Pico de Gallo

I’m not a fan of cilantro, and I really dislike raw tomatoes, so I was surprised by how much I like this pico de gallo. It tastes so fresh, and the lime juice makes it nice and zippy. It’s great on tortilla chips, or dump it on fish tacos and chicken fajitas.

 

Half of a jalapeño in this dip only gives it a little kick, so add more to taste if you would like it hotter.

 

Yield: 2.5 cups

 

Ingredients:

  • 1 pound Campari tomatoes
  • 1 red onion
  • small bunch of cilantro
  • 1/2 jalapeño (or more to taste)
  • 1/2 fresh lime
  • salt

 

Other equipment:

  • Food-safe gloves

Instructions:

Wash the ingredients and let them dry. Cut the tomatoes into halves and thirds, and use your fingers to gently remove the seeds.

 

tomatoes with the seeds removed

Dice the tomatoes into 1/2 – 1/4 inch pieces. This should yield about 1-3/4 cups of diced tomatoes. Cut the red onion into about 1/4 inch dice. You may not need the whole onion. I cut enough so that I have about a cup of diced onion.

 

Next, pinch the cilantro leaves off of their stems. I use about 3/4 cup of loosely packed leaves. Roughly chop the leaves.

Coarsely chopped cilantro

For the jalapeño, put on your food-safe gloves! Cut the pepper in half and discard the seeds. Strip out the white ribs for a milder dip. Dice the pepper into 1/8 inch pieces.

 

diced jalapeños... and gloves!

 

Put the tomatoes, onions, cilantro, and jalapeño peppers in a bowl, and squeeze half of a lime on top. Stir and taste. Add salt to taste. I usually add a sprinkle, but not much more since tortilla chips are so salty.

The pico de gallo is best within 24 hours of preparation. 

 Easy to print recipe:

Pico de Gallo

Yield: 2.5 cups

 

Ingredients:

  • 1 pound Campari tomatoes
  • 1 red onion
  • small bunch of cilantro
  • 1/2 jalapeño (or more to taste)
  • 1/2 lime
  • salt

 

Other equipment:

  • Food-safe gloves

 

Instructions:

Wash the ingredients and let them dry. Cut the tomatoes into halves and thirds, and use your fingers to gently remove the seeds. Dice the tomatoes into 1/2 – 1/4 inch pieces. This should yield about 1-3/4 cups of diced tomatoes. Cut the red onion into about 1/4 inch dice. Prepare enough to yield a cup of diced onion. Pinch the cilantro leaves off of their stems. I use about 3/4 cup of loosely packed leaves. Roughly chop the leaves.
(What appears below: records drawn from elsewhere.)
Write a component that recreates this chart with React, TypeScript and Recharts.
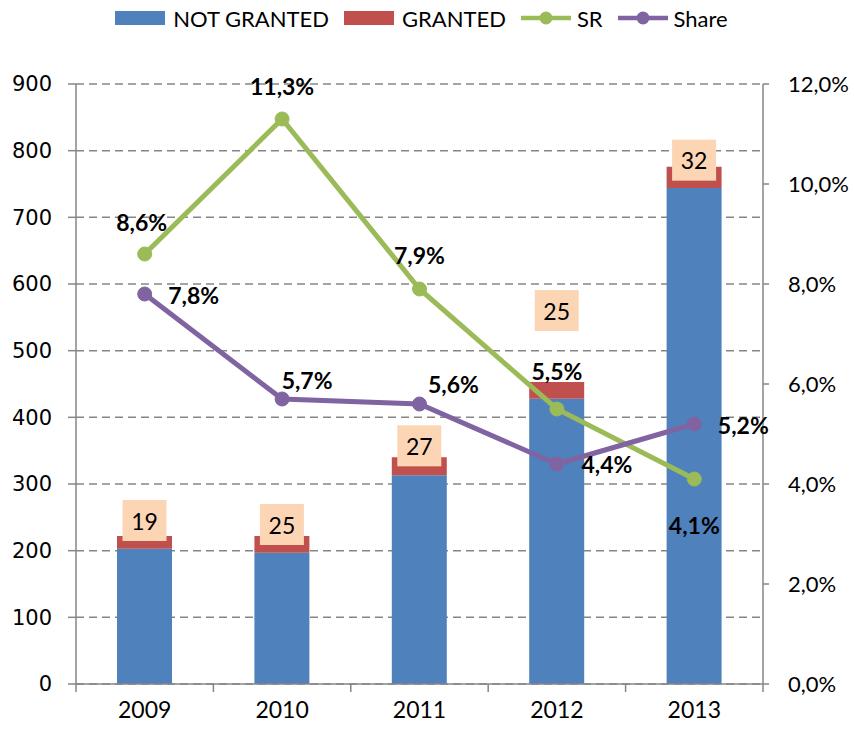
import React from 'react';
import {
  ComposedChart, Bar, Line, XAxis, YAxis, CartesianGrid, LabelList,
} from 'recharts';

const years = ['2009', '2010', '2011', '2012', '2013'];
const notGranted = [203, 197, 313, 428, 744];
const granted = [19, 25, 27, 25, 32];
const sr = [0.086, 0.113, 0.079, 0.055, 0.041];
const share = [0.078, 0.057, 0.056, 0.044, 0.052];
const leftTicks = [0, 100, 200, 300, 400, 500, 600, 700, 800, 900];
const rightTicks = [0, 0.02, 0.04, 0.06, 0.08, 0.1, 0.12];

const data = years.map((y, i) => ({
  year: y,
  notGranted: notGranted[i],
  granted: granted[i],
  sr: sr[i],
  share: share[i],
}));

const BLUE = '#4F81BD';
const RED = '#C0504D';
const GREEN = '#9BBB59';
const PURPLE = '#8064A2';
const PEACH = '#FCD5B5';
const AXIS = '#868686';
const FONT = 'Lato, "Open Sans", sans-serif';

const srOffsets = [[-3, -32], [0, -33], [0, -34], [0, -38], [0, 46]];
const shareOffsets = [[49, 1], [25, -19], [34, -20], [50, 0], [49, 1]];
const grantedOffsets = [-15.5, -11.5, -11.5, -71.5, -6.5];

const pct = (v: number) => (v * 100).toFixed(1).replace('.', ',') + '%';

const makePctLabel = (offsets: number[][]) => (props: any) => {
  const { x, y, value, index } = props;
  const [dx, dy] = offsets[index] || [0, 0];
  return (
    <text x={x + dx} y={y + dy} textAnchor="middle" dominantBaseline="central"
      fontFamily={FONT} fontWeight={700} fontSize={23} fill="#000">
      {pct(value)}
    </text>
  );
};

const GrantedLabel = (props: any) => {
  const { x, y, width, value, index } = props;
  const cx = x + width / 2;
  const cy = y + (grantedOffsets[index] || 0);
  return (
    <g>
      <rect x={cx - 22} y={cy - 20.5} width={44} height={41} fill={PEACH} />
      <text x={cx} y={cy} textAnchor="middle" dominantBaseline="central"
        fontFamily={FONT} fontSize={23} fill="#000">{value}</text>
    </g>
  );
};

const XTick = (props: any) => {
  const { x, y, payload, index } = props;
  const off = payload && payload.offset ? payload.offset : 68.7;
  return (
    <g>
      <line x1={x - off} y1={y} x2={x - off} y2={y + 8} stroke={AXIS} strokeWidth={1.5} />
      {index === years.length - 1 && (
        <line x1={x + off} y1={y} x2={x + off} y2={y + 8} stroke={AXIS} strokeWidth={1.5} />
      )}
      <text x={x} y={y + 34} textAnchor="middle" fontFamily={FONT} fontSize={23} fill="#000">
        {payload.value}
      </text>
    </g>
  );
};

const LegendBox = () => {
  const item = (kind: string, color: string, label: string) => (
    <div style={{ display: 'flex', alignItems: 'center', marginRight: 15 }}>
      {kind === 'rect' ? (
        <div style={{ width: 50, height: 14, background: color, marginRight: 8 }} />
      ) : (
        <svg width={50} height={16} style={{ marginRight: 6 }}>
          <line x1={0} y1={8} x2={50} y2={8} stroke={color} strokeWidth={4.5} />
          <circle cx={25} cy={8} r={6.5} fill={color} />
        </svg>
      )}
      <span style={{ fontFamily: FONT, fontSize: 22, color: '#000' }}>{label}</span>
    </div>
  );
  return (
    <div style={{ position: 'absolute', top: 4, left: 0, width: 854, display: 'flex',
      justifyContent: 'center', alignItems: 'center', paddingLeft: 2, height: 28 }}>
      {item('rect', BLUE, 'NOT GRANTED')}
      {item('rect', RED, 'GRANTED')}
      {item('line', GREEN, 'SR')}
      {item('line', PURPLE, 'Share')}
    </div>
  );
};

export default function App() {
  return (
    <div style={{ position: 'absolute', left: 0, top: 0, width: 854, height: 729, background: '#fff' }}>
      <ComposedChart width={854} height={729} data={data}
        margin={{ top: 84, right: 0, left: 0, bottom: 0 }}>
        <CartesianGrid vertical={false} stroke={AXIS} strokeWidth={1.5} strokeDasharray="8 5" yAxisId="left" />
        <XAxis dataKey="year" height={45} tickLine={false} tickSize={0} tickMargin={0}
          axisLine={{ stroke: AXIS, strokeWidth: 1.5 }} tick={<XTick />} interval={0} />
        <YAxis yAxisId="left" orientation="left" width={76} domain={[0, 900]} ticks={leftTicks}
          interval={0} tickSize={8} tickMargin={16}
          axisLine={{ stroke: AXIS, strokeWidth: 1.5 }} tickLine={{ stroke: AXIS, strokeWidth: 1.5 }}
          tick={{ fill: '#000', fontSize: 21, fontFamily: '"DejaVu Sans", sans-serif' }} />
        <YAxis yAxisId="right" orientation="right" width={91} domain={[0, 0.12]} ticks={rightTicks}
          interval={0} tickSize={6} tickMargin={19} tickFormatter={pct}
          axisLine={{ stroke: AXIS, strokeWidth: 1.5 }} tickLine={{ stroke: AXIS, strokeWidth: 1.5 }}
          tick={{ fill: '#000', fontSize: 22, fontFamily: FONT, textAnchor: 'start' }} />
        <Bar yAxisId="left" dataKey="notGranted" stackId="a" fill={BLUE} barSize={55} isAnimationActive={false} />
        <Bar yAxisId="left" dataKey="granted" stackId="a" fill={RED} barSize={55} isAnimationActive={false}>
          <LabelList dataKey="granted" content={<GrantedLabel />} />
        </Bar>
        <Line yAxisId="right" dataKey="sr" stroke={GREEN} strokeWidth={5}
          dot={{ r: 7, fill: GREEN, stroke: GREEN, strokeWidth: 1 }} isAnimationActive={false}>
          <LabelList dataKey="sr" content={makePctLabel(srOffsets)} />
        </Line>
        <Line yAxisId="right" dataKey="share" stroke={PURPLE} strokeWidth={5}
          dot={{ r: 7, fill: PURPLE, stroke: PURPLE, strokeWidth: 1 }} isAnimationActive={false}>
          <LabelList dataKey="share" content={makePctLabel(shareOffsets)} />
        </Line>
      </ComposedChart>
      <LegendBox />
    </div>
  );
}
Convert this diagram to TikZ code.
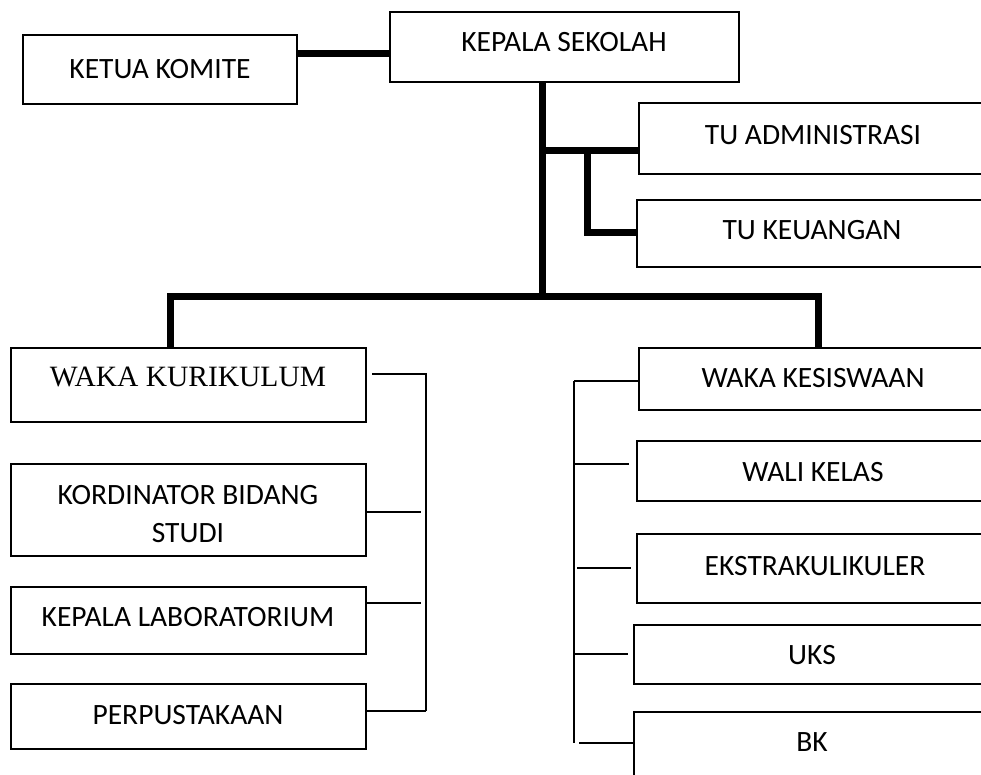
\documentclass[tikz,border=0pt]{standalone}
\usepackage{fontspec}
\setmainfont{Carlito}
\newfontfamily\tms{Liberation Serif}
\begin{document}
\begin{tikzpicture}[x=1pt,y=-1pt,
  box/.style={draw, line width=1.5pt, rectangle, inner sep=0pt, outer sep=0pt},
  txt/.style={inner sep=0pt, font=\fontsize{29.5}{38}\selectfont, align=center},
  thickline/.style={line width=7pt, line join=miter},
  thinline/.style={line width=1.6pt}]
\clip (0,0) rectangle (981,775);
\useasboundingbox (0,0) rectangle (981,775);
\newcommand\bx[5]{\node[box, minimum width={(#4-#2)*1pt}, minimum height={(#5-#3)*1pt}] (#1) at ({(#2+#4)/2},{(#3+#5)/2}) {};}
% boxes
\bx{komite}{23}{35}{297}{104}
\bx{kepala}{390}{12}{739}{82}
\bx{tuadm}{639}{103}{1000}{174}
\bx{tukeu}{637}{200}{1000}{267}
\bx{wkur}{11}{348}{366}{422}
\bx{kord}{11}{464}{366}{556}
\bx{lab}{11}{587}{366}{654}
\bx{perp}{11}{684}{366}{749}
\bx{wkes}{639}{348}{1000}{410}
\bx{wali}{637}{441}{1000}{501}
\bx{ekstra}{637}{534}{1000}{603}
\bx{uks}{634}{625}{1000}{684}
\bx{bk}{634}{712}{1000}{800}
% texts
\node[txt] (komiteT) at (160,69) {KETUA KOMITE};
\node[txt] (kepalaT) at (564,42) {KEPALA SEKOLAH};
\node[txt] (tuadmT) at (813,135) {TU ADMINISTRASI};
\node[txt] (tukeuT) at (812,230) {TU KEUANGAN};
\node[txt, font=\tms\fontsize{29.5}{38}\selectfont] (wkurT) at (188,377) {WAKA KURIKULUM};
\node[txt] (kordT) at (188,514) {KORDINATOR BIDANG\\STUDI};
\node[txt] (labT) at (188,617) {KEPALA LABORATORIUM};
\node[txt] (perpT) at (188,715) {PERPUSTAKAAN};
\node[txt] (wkesT) at (813,378) {WAKA KESISWAAN};
\node[txt] (waliT) at (813,472) {WALI KELAS};
\node[txt] (ekstraT) at (815,566) {EKSTRAKULIKULER};
\node[txt] (uksT) at (812,655) {UKS};
\node[txt] (bkT) at (812,742) {BK};
% coordinates
\coordinate (y54) at (0,54);
\coordinate (trunk) at (542,296);
\coordinate (tj) at (542,151);
\coordinate (tk) at (587,151);
\coordinate (tkb) at (587,233);
\coordinate (L) at (170,296);
\coordinate (R) at (818,296);
% thick connectors
\draw[thickline] (komite.east |- y54) -- (kepala.west |- y54);
\draw[thickline] (kepala.south -| trunk) -- (trunk);
\draw[thickline] (tj) -- (tuadm.west |- tj);
\draw[thickline] (tk) -- (tkb) -- (tukeu.west |- tkb);
\draw[thickline] (wkur.north -| L) -- (L) -- (R) -- (wkes.north -| R);
% left bracket
\coordinate (lb1) at (372,374);
\coordinate (lbv) at (426,374);
\coordinate (lbe) at (426,711);
\coordinate (lx) at (421,0);
\coordinate (k2) at (0,512);
\coordinate (k3) at (0,603);
\coordinate (k4) at (0,711);
\draw[thinline] (lb1) -- (lbv) -- (lbe);
\draw[thinline] (kord.east |- k2) -- (lx |- k2);
\draw[thinline] (lab.east |- k3) -- (lx |- k3);
\draw[thinline] (perp.east |- k4) -- (lbe);
% right bracket
\coordinate (rv1) at (574,381);
\coordinate (rv2) at (574,743);
\draw[thinline] (rv1) -- (rv2);
\draw[thinline] (rv1) -- (wkes.west |- rv1);
\coordinate (r2) at (574,464);
\coordinate (r2e) at (629,464);
\draw[thinline] (r2) -- (r2e);
\coordinate (r3) at (577,568);
\coordinate (r3e) at (631,568);
\draw[thinline] (r3) -- (r3e);
\coordinate (r4) at (574,654);
\coordinate (r4e) at (628,654);
\draw[thinline] (r4) -- (r4e);
\coordinate (r5) at (579,743);
\draw[thinline] (r5) -- (bk.west |- r5);
\end{tikzpicture}
\end{document}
For the jalapeño, put on your food-safe gloves! Cut the pepper in half and discard the seeds. Strip out the white ribs for a milder dip. Dice the pepper into 1/8 inch pieces.

Put the tomatoes, onions, cilantro, and jalapeño peppers in a bowl, and squeeze half of a lime on top. Stir and taste. Add salt to taste.

The pico de gallo is best within 24 hours of preparation.